3. Make a decision that with the major threat gone, the Islamic State’s Caliphate, that we should go home on our terms and our timetable before we get caught up in some long simmering local conflict that is using the umbrella of our protection to renew traditional grievances.
4. We propose an international peace conference in Geneva where we have the USA, FRA, SRY, RUS, IRN, IRQ and the major Kurdish factions get together to agree to post-conflict terms.
We are doing a version of 3. I don’t think 1 or 2 are smart options. I think option 4 only sounds good in faculty lounges, the permanent FP nomenklatura who see wonderful rent seeking job security here, or on Earth 2 where this might actually work.

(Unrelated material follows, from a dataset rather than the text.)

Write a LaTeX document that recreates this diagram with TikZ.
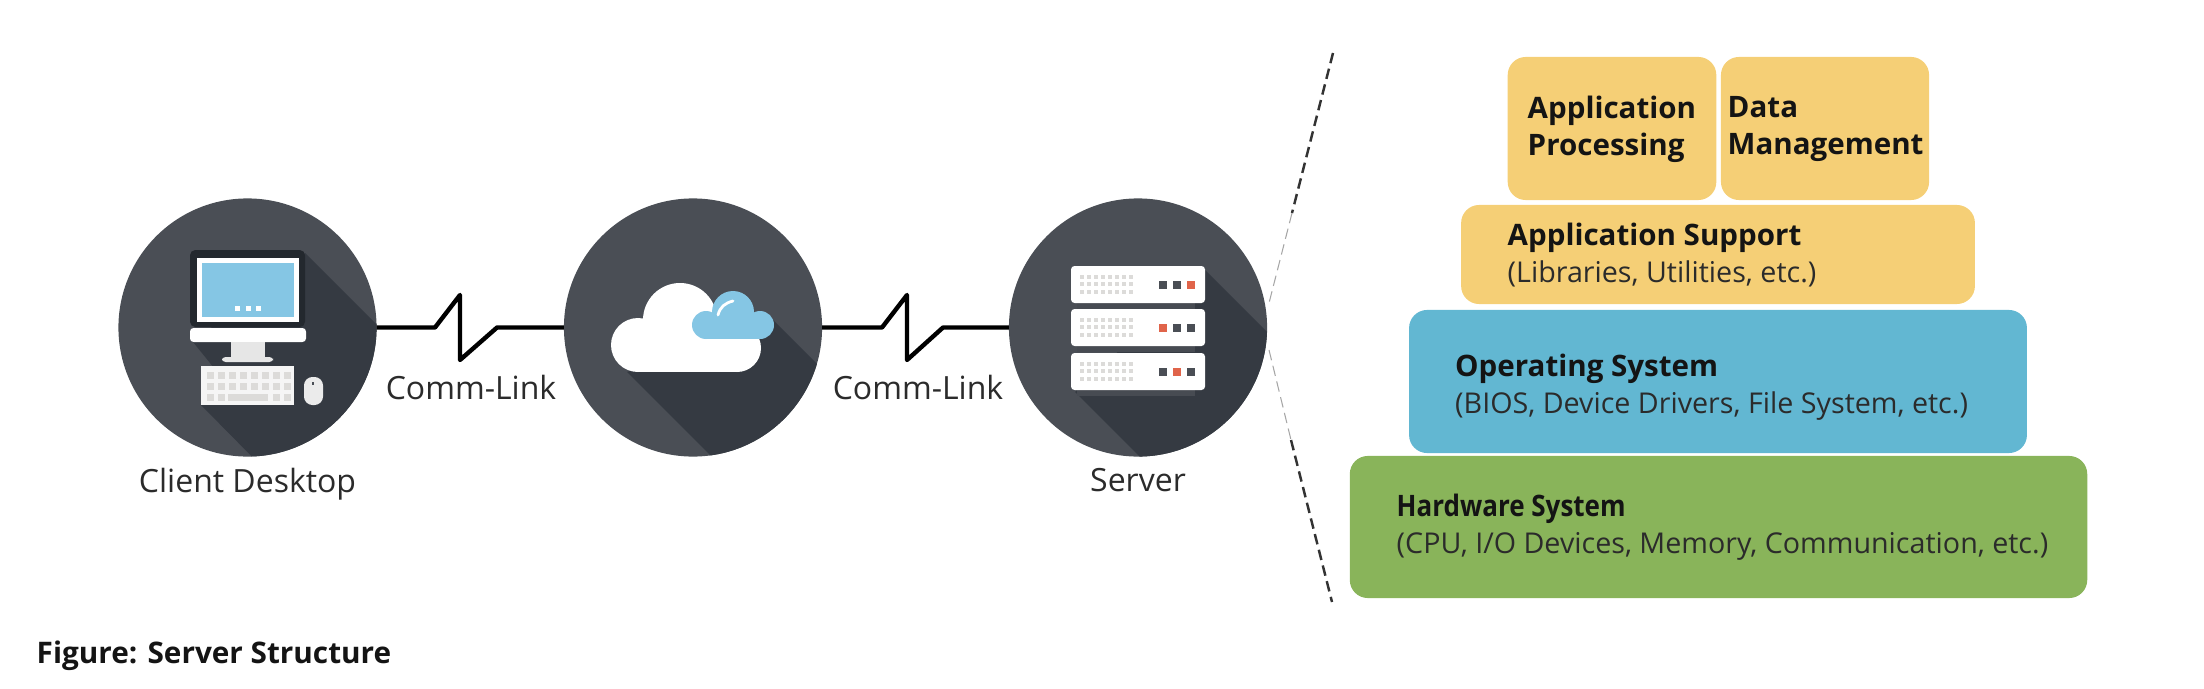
\documentclass[tikz,border=0pt]{standalone}
\usepackage{fontspec}
\usetikzlibrary{positioning}
\setmainfont{Open Sans}
\definecolor{hubgrey}{HTML}{4A4E55}
\definecolor{hubshade}{HTML}{353A42}
\definecolor{framedark}{HTML}{23282E}
\definecolor{skyblue}{HTML}{85C6E4}
\definecolor{keygrey}{HTML}{DCDBD9}
\definecolor{standgrey}{HTML}{E6E6E6}
\definecolor{ledred}{HTML}{E0644A}
\definecolor{appyellow}{HTML}{F5CF76}
\definecolor{osblue}{HTML}{62B7D2}
\definecolor{hwgreen}{HTML}{89B45A}
\definecolor{textdark}{HTML}{2B2B2B}

\newcommand{\layertitle}[1]{{\fontsize{8.4pt}{10.5pt}\selectfont\bfseries\color{black!92}#1}}
\newcommand{\layerdetail}[1]{{\fontsize{8.15pt}{10.5pt}\selectfont #1}}

\tikzstyle{hub} = [circle, fill=hubgrey, minimum size=2.58cm, inner sep=0pt, outer sep=0pt]
\tikzstyle{commlink} = [draw=black, line width=1.25pt, line join=round]
\tikzstyle{caption} = [font=\fontsize{9.1pt}{10pt}\selectfont, text=textdark, inner sep=0pt]
\tikzstyle{layer} = [rectangle, rounded corners=0.18cm, inner sep=0pt, outer sep=0pt]
\tikzstyle{layertext} = [align=left, anchor=west, inner sep=0pt,
  font=\fontsize{8.4pt}{10.5pt}\selectfont, text=textdark]
\tikzstyle{divider} = [draw=black!80, line width=0.7pt, dash pattern=on 3pt off 1.6pt]
\tikzstyle{fadeline} = [draw=black!35, line width=0.3pt, dash pattern=on 3pt off 1.6pt]

\begin{document}
\begin{tikzpicture}[x=0.01cm, y=-0.01cm]
        \useasboundingbox (0,0) rectangle (2204,688);

        \node [hub] (client) at (247.5,327.5) {};
        \node [hub] (cloud)  at (693,327.5)   {};
        \node [hub] (server) at (1138,327.5)  {};

        % long shadows
        \begin{scope}
          \clip (client.center) circle (1.29cm);
          \fill[hubshade] (305,253) -- (405,353) -- (405,480) -- (275,480) -- (201,405) -- (240,400) -- (193,342) -- cycle;
        \end{scope}
        \begin{scope}
          \clip (cloud.center) circle (1.29cm);
          \fill[hubshade] (773,320) -- (853,400) -- (853,480) -- (735,480) -- (627,372) -- cycle;
        \end{scope}
        \begin{scope}
          \clip (server.center) circle (1.29cm);
          \fill[hubshade] (1205,270) -- (1300,365) -- (1300,480) -- (1163,480) -- (1075,392) -- cycle;
        \end{scope}

        % desktop
        \fill[framedark, rounded corners=1.5pt] (190,250) rectangle (305,327);
        \fill[white] (197,258) rectangle (299,322);
        \fill[skyblue] (202,263) rectangle (294,317);
        \foreach \dotx in {237,248,258}
          \fill[white] (\dotx-2.5,305.5) rectangle (\dotx+2.5,310.5);
        \fill[white, rounded corners=1pt] (190,328) rectangle (306,342);
        \fill[standgrey] (231,342) rectangle (265,357);
        \fill[standgrey, rounded corners=1pt] (222,357) rectangle (273,362);
        \fill[white!96!black] (201,366) rectangle (294,405);
        \foreach \keyx in {210,221,...,287}
          \foreach \keyy in {375,386}
            \fill[keygrey] (\keyx-3.5,\keyy-3.5) rectangle (\keyx+3.5,\keyy+3.5);
        \foreach \keyx in {210,221,276,287}
          \fill[keygrey] (\keyx-3.5,393.5) rectangle (\keyx+3.5,400.5);
        \fill[keygrey] (228,393.5) rectangle (268,400.5);
        \fill[white!92!black, rounded corners=2.4pt] (304,377) rectangle (323,405);
        \fill[hubgrey] (312,382) rectangle (314,385);

        % cloud
        \fill[white] (638,345) circle (27);
        \fill[white] (680,320) circle (37);
        \fill[white] (737,348) circle (24);
        \fill[white] (638,335) rectangle (737,372);
        \fill[skyblue] (733,312) circle (21);
        \fill[skyblue] (706,325) circle (14);
        \fill[skyblue] (760,325) circle (14);
        \fill[skyblue] (706,320) rectangle (760,339);
        \draw[white, line width=0.8pt, line cap=round] (718,315) .. controls (720,307) and (725,303) .. (733,301);

        % server
        \foreach \racky/\ledx in {266/1191,309/1163,353/1177} {
          \fill[hubgrey!85!hubshade] (1077,\racky+37) rectangle (1195,\racky+43);
          \fill[white, rounded corners=1pt] (1071,\racky) rectangle (1205,\racky+37);
          \foreach \holex in {1082,1089,...,1132}
            \foreach \holey in {11,18,26}
              \fill[keygrey] (\holex-1.7,\racky+\holey-1.7) rectangle (\holex+1.7,\racky+\holey+1.7);
          \foreach \boxx in {1163,1177,1191}
            \fill[hubgrey] (\boxx-3.7,\racky+15.3) rectangle (\boxx+3.7,\racky+22.7);
          \fill[ledred] (\ledx-3.7,\racky+15.3) rectangle (\ledx+3.7,\racky+22.7);
        }

        \draw[commlink] (client.east) -- (435,327.5) -- (460,295) -- (460,360) -- (497,327.5) -- (cloud.west);
        \draw[commlink] (cloud.east) -- (882,327.5) -- (907,295) -- (907,360) -- (943,327.5) -- (server.west);

        \node [caption, below=0.11cm of client] (clientlabel) {Client Desktop};
        \node [caption, below=0.11cm of server] (serverlabel) {Server};
        \node [caption] (linklabela) at (471,387) {Comm-Link};
        \node [caption] (linklabelb) at (918,387) {Comm-Link};

        \coordinate (divtop) at (1333,53);
        \coordinate (divupper) at (1292,213);
        \coordinate (divapex) at (1269,303);
        \coordinate (divlow) at (1269,350);
        \coordinate (divlower) at (1291,440);
        \coordinate (divbottom) at (1332,602);
        \draw[divider] (divtop) -- (divupper);
        \draw[fadeline] (divupper) -- (divapex);
        \draw[fadeline] (divlow) -- (divlower);
        \draw[divider] (divlower) -- (divbottom);

        \node [layer, fill=appyellow, minimum width=2.085cm, minimum height=1.43cm] (procbox) at (1612,128.5) {};
        \node [layer, fill=appyellow, minimum width=2.08cm, minimum height=1.43cm]  (databox) at (1825,128.5) {};
        \node [layer, fill=appyellow, minimum width=5.135cm, minimum height=0.99cm] (supportbox) at (1718,254.5) {};
        \node [layer, fill=osblue, minimum width=6.175cm, minimum height=1.43cm]    (osbox) at (1718,381.5) {};
        \node [layer, fill=hwgreen, minimum width=7.37cm, minimum height=1.42cm]    (hwbox) at (1718.5,527) {};

        \node [layertext] (proctext) at (1527,129) {\layertitle{Application}\\\layertitle{Processing}};
        \node [layertext] (datatext) at (1727,129) {\layertitle{Data}\\\layertitle{Management}};
        \node [layertext] (supporttext) at (1507,255.5) {\layertitle{Application Support}\\\layerdetail{(Libraries, Utilities, etc.)}};
        \node [layertext] (ostext) at (1454.5,387) {\layertitle{Operating System}\\\layerdetail{(BIOS, Device Drivers, File System, etc.)}};
        \node [layertext] (hwtext) at (1396,527.5) {\layertitle{\scalebox{0.88}[1]{Hardware System}}\\\layerdetail{(CPU, I/O Devices, Memory, Communication, etc.)}};

        \node [caption, anchor=base west, font=\fontsize{8.45pt}{10pt}\selectfont, text=black!92] (figcaption) at (36,663) {\textbf{Figure: Server Structure}};
      \end{tikzpicture}
\end{document}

Our partners of convenience (YPG) is a partner with a terrorist organization (PKK) that threatens a treaty ally on whose nation we have thousands of military personnel and family members, aircraft, and nuclear weapons stationed on. With the major threat gone, it is only natural that Turkey will adjust their tolerance of a threat to their security – a comparable one we would not suffer long on the Mexican or Canadian border. If you don’t like that calculus, then first you need to get our nukes out of Turkey, then our military personnel, and then Turkey out of NATO. If you do that, then I will entertain arguments why our military should stand against the military of Turkey over a bit of territory that was, for centuries until 100 years ago, Turkish. No promises I will agree with you, but I will entertain arguments.
As a final note, if you wonder about my thoughts across administrations on Syria, please click the tag below. It’s all there. Facts changed over time that make some comments OBE, but I stand by it all.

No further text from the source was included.